The Caterpillar 1Q20 results show that their cashflow policy has not changed since the outbreak of Covid19. Cashflow is negative necessitating a rise in debt and in net leverage to fund dividends and buybacks.

Source : Baxter Website Caterpillar 10-K Boeing Website


These are investment grade companies with credit spreads ranging from 15 to 350bp. Whatever the government might do to assist these companies will not improve their leverage positions – if anything it will more likely deteriorate.


CENTRAL BANK EVERGREENING


It is becoming clear that support for the time being is at best debt (or debt substitution from the market to the Fed, backstopped by the US Treasury), and not non-repayable grants. Debt dynamics on ever leveraging balance sheets suggest that CBs will have to always do more to support corporate debt, on top of the support that they will have to provide governments.


When there is a return to normality, corporate America will find itself in an even more leveraged position than the already highly leveraged position it was pre Covid19, which means that the rebound in equity and tightening of credit spreads will make these assets even more highly “valued”.


The misallocation of capital during the Japanese evergreening years had some very important consequences on growth and inflation, which are very well documented in various research papers (see BIS, NBER etc). The potential transfer of credit risk from the private to public sector through the government backstopping of bank loans, as well as the risk of good money being lent to bad, opens up Central Banks to the accusation that they will be carrying out an equivalent Evergreening of corporate debt as well as a not stemming the misallocation of capital that has allowed the rise of zombification, not only of negative but positive cashflow companies. I cannot think of anything more opposed to the doctrine of “Creative Destruction” laid out by Joseph Schumpter.


MARKET IMPLICATIONS


My core views remain that interest rates will remain “lower for longer”, supported by QE that will suppress real rates. For the time being, recent CB policy and statements don’t threaten that view, nor does the economic data being released. If anything, potential private and public sector debt increases cement that view.

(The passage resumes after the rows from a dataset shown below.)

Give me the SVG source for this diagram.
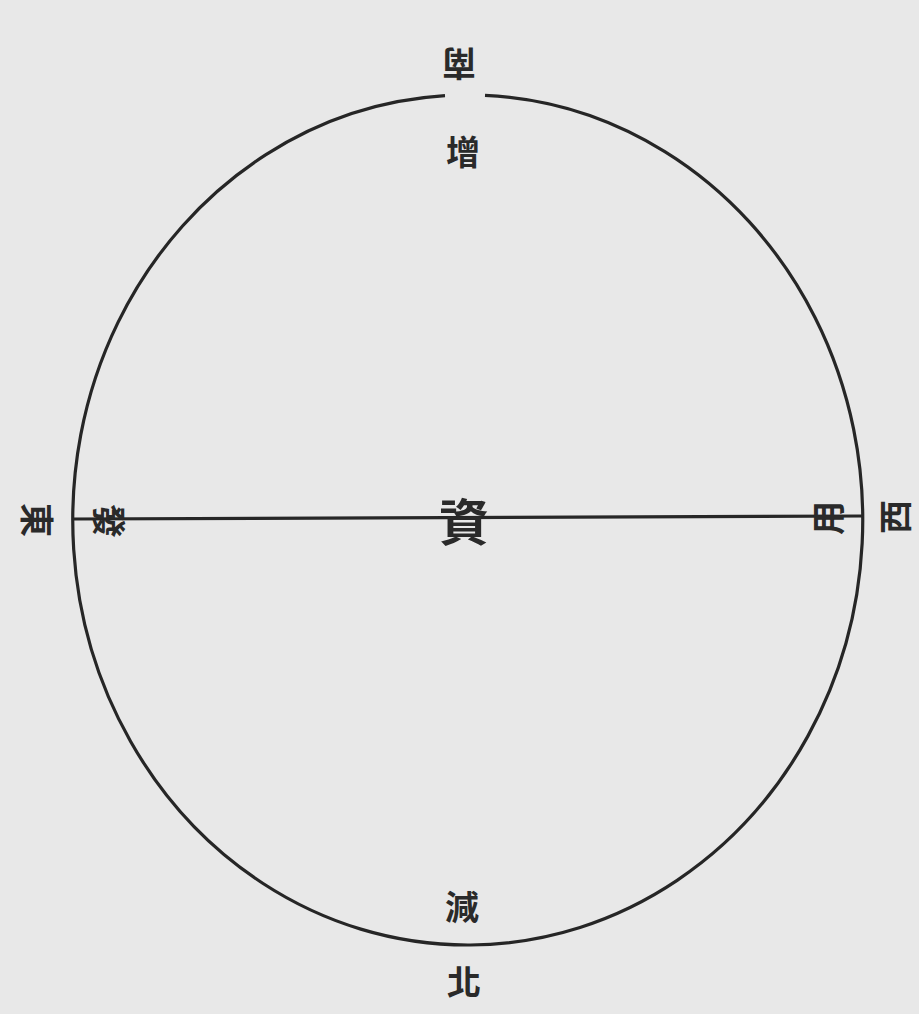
<svg xmlns="http://www.w3.org/2000/svg" width="919" height="1014" viewBox="0 0 919 1014">
<style>
.t{font-family:"Noto Sans CJK TC","Noto Sans CJK JP",sans-serif;fill:#2a2a2a;text-anchor:middle;dominant-baseline:central;font-weight:700}
.s{font-size:34px}
.b{font-size:50px}
.ln{fill:none;stroke:#262626;stroke-width:3.2}
</style>
<rect width="919" height="1014" fill="#e8e8e8"/>
<g id="connectors">
<path class="ln" d="M 485 95.4 A 395 425 0 1 1 445 95.7"/>
<line class="ln" x1="73" y1="519" x2="863" y2="516" stroke-width="2.6"/>
</g>
<g id="south"><text class="t s" transform="translate(459,65) rotate(180)">南</text></g>
<g id="increase"><text class="t s" x="463" y="150">增</text></g>
<g id="capital"><text class="t b" x="464" y="519">資</text></g>
<g id="east"><text class="t s" transform="translate(38,520) rotate(90)">東</text></g>
<g id="issue"><text class="t s" transform="translate(110,521) rotate(90)">發</text></g>
<g id="use"><text class="t s" transform="translate(826,518) rotate(-90)">用</text></g>
<g id="west"><text class="t s" transform="translate(893,517) rotate(-90)">西</text></g>
<g id="decrease"><text class="t s" x="462" y="905">減</text></g>
<g id="north"><text class="t s" x="464" y="980">北</text></g>
</svg>
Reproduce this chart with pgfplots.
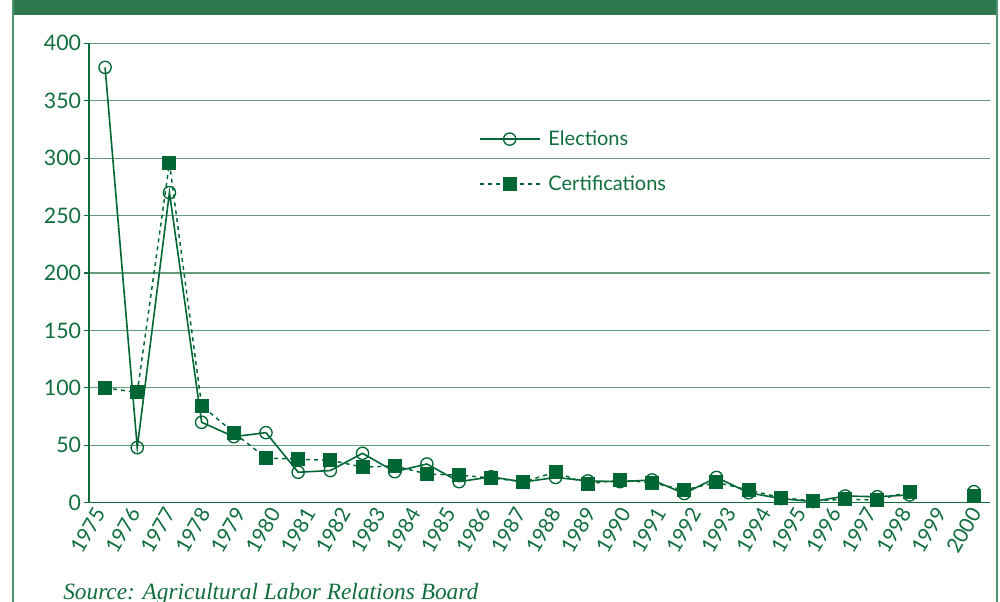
\documentclass[border=0pt]{standalone}
\usepackage{pgfplots}
\pgfplotsset{compat=1.18}
\usepackage{fontspec}
\setmainfont{Lato}
\newfontfamily\srcfont{Liberation Serif}
\definecolor{bargreen}{RGB}{46,121,77}
\definecolor{markgreen}{RGB}{0,102,51}
\definecolor{gridgreen}{RGB}{100,155,122}
\definecolor{textgreen}{RGB}{16,110,62}
\definecolor{framegreen}{RGB}{80,145,110}

% slots 0..27 on the x axis; slot 26 has no data
\pgfplotstableread{
slot elections certifications
0  379   100
1  48    96
2  270   295.8
3  70    84.5
4  57.5  61
5  61    39
6  26.5  37.8
7  28    37
8  43    31
9  27    32
10 33.7  25
11 18.3  24
12 22.5  21.5
13 18    18.3
14 22    26.5
15 19    16.3
16 18.3  19.8
17 19.8  17.4
18 8     11
19 22    17.7
20 8.7   11
21 3.5   4.4
22 1     1.5
23 5.8   3
24 5.2   2.3
25 6.7   9.6
26 nan   nan
27 9.6   5.8
}\datatable

\begin{document}
\begin{tikzpicture}
\useasboundingbox (0,0) rectangle (750pt,451.5pt);
\fill[white] (0,0) rectangle (750pt,451.5pt);
\fill[bargreen] (9pt,440.25pt) rectangle (748pt,451.5pt);
\draw[framegreen, line width=1.5pt] (9.5pt,0) -- (9.5pt,451.5pt);
\draw[framegreen, line width=1.5pt] (747.5pt,0) -- (747.5pt,451.5pt);

\begin{axis}[
  at={(66.75pt,74.475pt)}, anchor=south west,
  scale only axis,
  width=675.75pt, height=344.55pt,
  xmin=-0.5, xmax=27.5,
  ymin=0, ymax=400,
  ytick={0,50,...,400},
  axis x line*=bottom, axis y line*=left,
  axis line style={textgreen, line width=1.1pt},
  ymajorgrids,
  grid style={gridgreen, line width=0.8pt},
  tick align=outside,
  major tick length=3.75pt,
  tick style={textgreen, line width=0.8pt},
  xtick={-0.134,0.955,2.044,3.133,4.222,5.311,6.400,7.489,8.578,9.667,10.756,11.845,12.934,14.023,15.112,16.201,17.290,18.379,19.468,20.557,21.646,22.735,23.824,24.913,26.002,27.091},
  xticklabels={1975,1976,1977,1978,1979,1980,1981,1982,1983,1984,1985,1986,1987,1988,1989,1990,1991,1992,1993,1994,1995,1996,1997,1998,1999,2000},
  x tick style={draw=none},
  minor xtick={-0.5,0.5,...,27.5},
  minor tick length=3.75pt,
  minor x tick style={textgreen, line width=0.8pt},
  xticklabel style={rotate=60, anchor=east, font=\fontsize{15.5}{18}\selectfont, text=textgreen, inner sep=1.5pt},
  yticklabel style={font=\fontsize{16}{18}\selectfont, text=textgreen, inner sep=2pt},
  /pgf/number format/assume math mode=true,
  unbounded coords=jump,
  legend style={at={(0.428,0.816)}, anchor=north west, draw=none, fill=none,
    font=\fontsize{15}{18}\selectfont, text=textgreen,
    nodes={inner sep=0pt}, column sep=6pt, row sep=21pt},
  legend cell align=left,
  legend image code/.code={\draw[mark repeat=2,mark phase=2,#1] plot coordinates {(0pt,0pt) (22.5pt,0pt) (45pt,0pt)};},
]
\addplot[markgreen, line width=1.2pt, mark=o, mark size=4.6pt,
  mark options={solid, fill=white, line width=1pt}]
  table[x=slot, y=elections] {\datatable};
\addlegendentry{Elections}
\addplot[markgreen, line width=1.1pt, dash pattern=on 3pt off 3pt, mark=square*, mark size=4.7pt,
  mark options={solid, fill=markgreen}]
  table[x=slot, y=certifications] {\datatable};
\addlegendentry{Certifications}
\end{axis}

\node[anchor=base west, text=textgreen, inner sep=0pt, font=\srcfont\itshape\fontsize{17.5}{20}\selectfont]
  at (47.25pt,1.5pt) {Source: Agricultural Labor Relations Board};
\end{tikzpicture}
\end{document}
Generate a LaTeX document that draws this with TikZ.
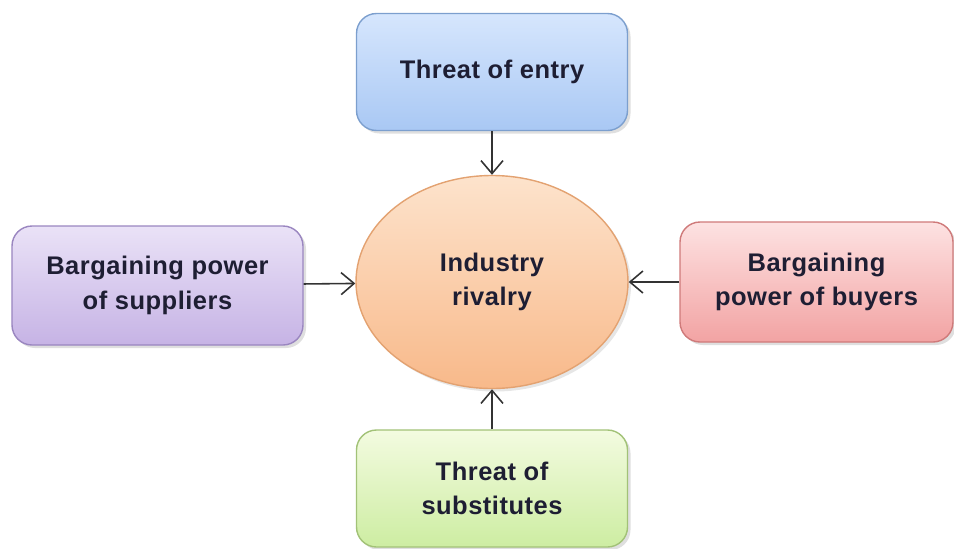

The same goes for Gold – more CB intervention and support, necessitating a further increase of money supply above and beyond what the market expects, should support the value of precious metals. The significant decline in oil prices should finally allow the relative cheap miners to start outperforming gold – energy is a significant cost to gold extraction. The ratio of gold miners to gold is currently very depressed - chart below – finally there seems to be some miner outperformer (the ratio momentum has resumed its uptrend).

Equity and Credit markets remain a play on believing in


  • Continued government intervention to support credit.

  • Central bank intervention to support government financing.

  • Credit markets remaining functional to allow refinancing of leveraged balance sheets.


This is a form of Central Bank Evergreening. Current policy supports all three of those beliefs.


The key one that could change on a dime is the third – it relies on market confidence that companies will continue to pay dividends and coupons, banks will play their part and lend as expected by governments, and that governments will not extract conditions for support which are to the detriment of equity and bond holders (e.g. higher taxation, regulation).


Risk reward seems low given current valuations, but the same could be said over the last 4 years when both asset classes have performed exceedingly well.